Ma è anche la storia di una sparizione: quella appunto della tensione con la quale nella vita di tutti i giorni ci riveliamo. Dolce doveva dunque essere la sorpresa per chi si lasciava ritrarre da lui nel trovare in ogni suo scatto l’occasione di farsi ispirazione.
Come se il vetro dell’apparire fosse infranto e tenersi sulla soglia del guardare altro non fosse che restituire vita alla vita.
Comprendere l’io, la sua melodia; indovinarne la libertà, esaltando l’istante, facendone una discesa limpida al cuore delle cose.
Senza dubbio attraverso una coscienza dell’inquadratura essenziale, sovente costruita après coup, Sebastien raggiungeva l’altro nel suo cercare.

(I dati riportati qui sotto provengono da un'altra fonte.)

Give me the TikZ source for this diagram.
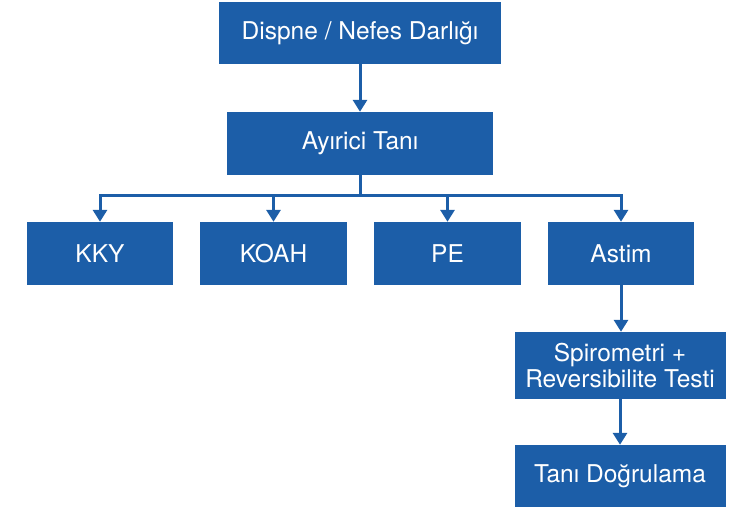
\documentclass[tikz,border=0pt]{standalone}
\usepackage{fontspec}
\setmainfont{TeX Gyre Heros}
\usetikzlibrary{arrows.meta}
\definecolor{boxblue}{RGB}{28,94,168}
\tikzset{
  box/.style={shape=rectangle,fill=boxblue,text=white,inner sep=0pt,align=center,
    font=\fontsize{24.5}{26}\selectfont},
  link/.style={draw=boxblue,line width=3pt},
  arrowlink/.style={link,-{Triangle[width=14pt,length=12pt]}},
}
\begin{document}
\begin{tikzpicture}[x=1pt,y=-1pt]
    \useasboundingbox (0,0) rectangle (738,509);
    \node [box,minimum width=282,minimum height=62] (dispne) at (360,33) {Dispne / Nefes Darlığı};
    \node [box,minimum width=266,minimum height=63] (ayirici) at (360,143.5) {Ayırici Tanı};
    \node [box,minimum width=146,minimum height=63] (kky) at (100,253.5) {KKY};
    \node [box,minimum width=147,minimum height=63] (koah) at (273.5,253.5) {KOAH};
    \node [box,minimum width=147,minimum height=63] (pe) at (447.5,253.5) {PE};
    \node [box,minimum width=146,minimum height=63] (astim) at (621,253.5) {Astim};
    \node [box,minimum width=211,minimum height=67] (spiro) at (620,365.5) {Spirometri +\\Reversibilite Testi};
    \node [box,minimum width=211,minimum height=62] (tani) at (620,476) {Tanı Doğrulama};
    \coordinate (split) at (360,195);
    \draw [arrowlink] (dispne.south) -- (ayirici.north);
    \draw [link] (ayirici.south) -- (split);
    \draw [arrowlink] (split) -| (kky.north);
    \draw [arrowlink] (split) -| (koah.north);
    \draw [arrowlink] (split) -| (pe.north);
    \draw [arrowlink] (split) -| (astim.north);
    \draw [arrowlink] (astim.south) -- (astim.south |- spiro.north);
    \draw [arrowlink] (spiro.south) -- (tani.north);
\end{tikzpicture}
\end{document}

Una scrittura del corpo dichiarata con coraggio, una perseveranza quasi bambina nel mettere a nudo lo stupore, una capacità paziente di trovare i gesti, una capacità di liberare le sue muse, di suggerire una direzione dell’io attraverso un semplice dettaglio (l’uso di descrivere tra i capelli il vento per esempio, di scoprire attraverso il vestire, di sottolineare un silenzio o un’ambizione attraverso una linea dell’aspetto). Erano queste alcune delle doti naturali di Sebastien.
Il suo modo di raccontare in un ritratto l’eterno femminino, la precarietà, la semplicità, la fuggevolezza dei suoi soggetti e delle sue immagini sono doni ai quali non possiamo rinunciare.
A essere desti davanti all’accadere delle cose: ecco a cosa le fotografie di Mazière ci invitano anche oggi. A osservarle con innocenza si può scoprire che vi è in ognuna di esse il suo girovagare, vi sono i suoi viaggi, gli incontri, vi sono le sue passioni, le sue amicizie, il suo amore e le debolezze e le magie di quel che all’improvviso ma lungamente atteso gli si consegnava illuminandolo.
Mi colpisce infine la sua capacità di vegliare – e non solo nella serie di foto che non per caso ha fatto dall’alto – , la consapevolezza con la quale decide di mostrare che esiste anche ciò che non si può rappresentare; che ciò che si riceve o si protegge e viene mostrato non è tutto, in cui in definitiva affida a ogni sua immagine il compito di raccontare che ognuna delle sue ragazze era - anche - molto di più e altro.